According to Sophie in’t Veld (ALDE, NL), “we have tolerated this situation for many many years and asked the Commission to solve it, but it did not react.” So, “why give more time now to the US and the Commission to solve this? For me we can suspend the Safe Harbour agreement today and ask the Commission, the US and companies to start working for a real solution.”
“Big data business say thank-you while EU citizens and consumers lose trust in their governments,” said Jan Albrecht (Greens/EFA, DE). “If we don’t stop the circumvention of EU laws by US companies and cancel Safe Harbour, we will not only lose the sovereignty of the European Union but also the trust of citizens in the EU.”
“The agreement says that it can be suspended if it is not properly implemented,” commented Cornelia Ernst (GUE/NGL, DE). “Safe Harbour is in principle a good thing but in practice it is pure fuss,” she added, “we need something binding in nature, not something that is blocked by the US.”
“National security services are there to preserve the lives of citizens. In no way [should] basic citizens’ rights be compromised. In fact, these programmes ensure the exact opposite,” stressed Niki Tzavela (EFD, EL).
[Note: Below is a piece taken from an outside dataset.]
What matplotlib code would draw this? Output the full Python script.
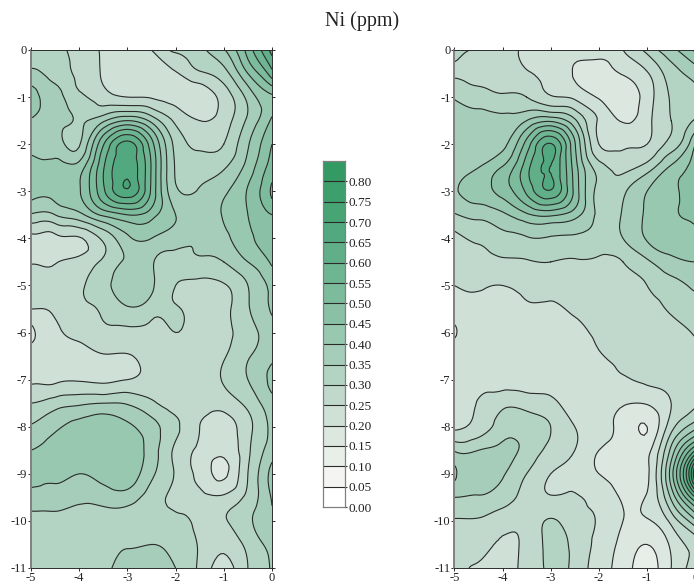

The European Commission, however, defended its recommendations. “I agree that there are deficiencies …. these are the thirteen ways to improve functioning of Safe Harbour,” Commission vice-president Viviane Reding told MEPs.
“It is a to-do list and it will be up to the US government to recognise the seriousness of the debate,” she pointed out, adding that remedies should be “identified” by Summer 2014. “Then it will be up to the College of Commissioners to determine how these remedies are put in place,” she concluded.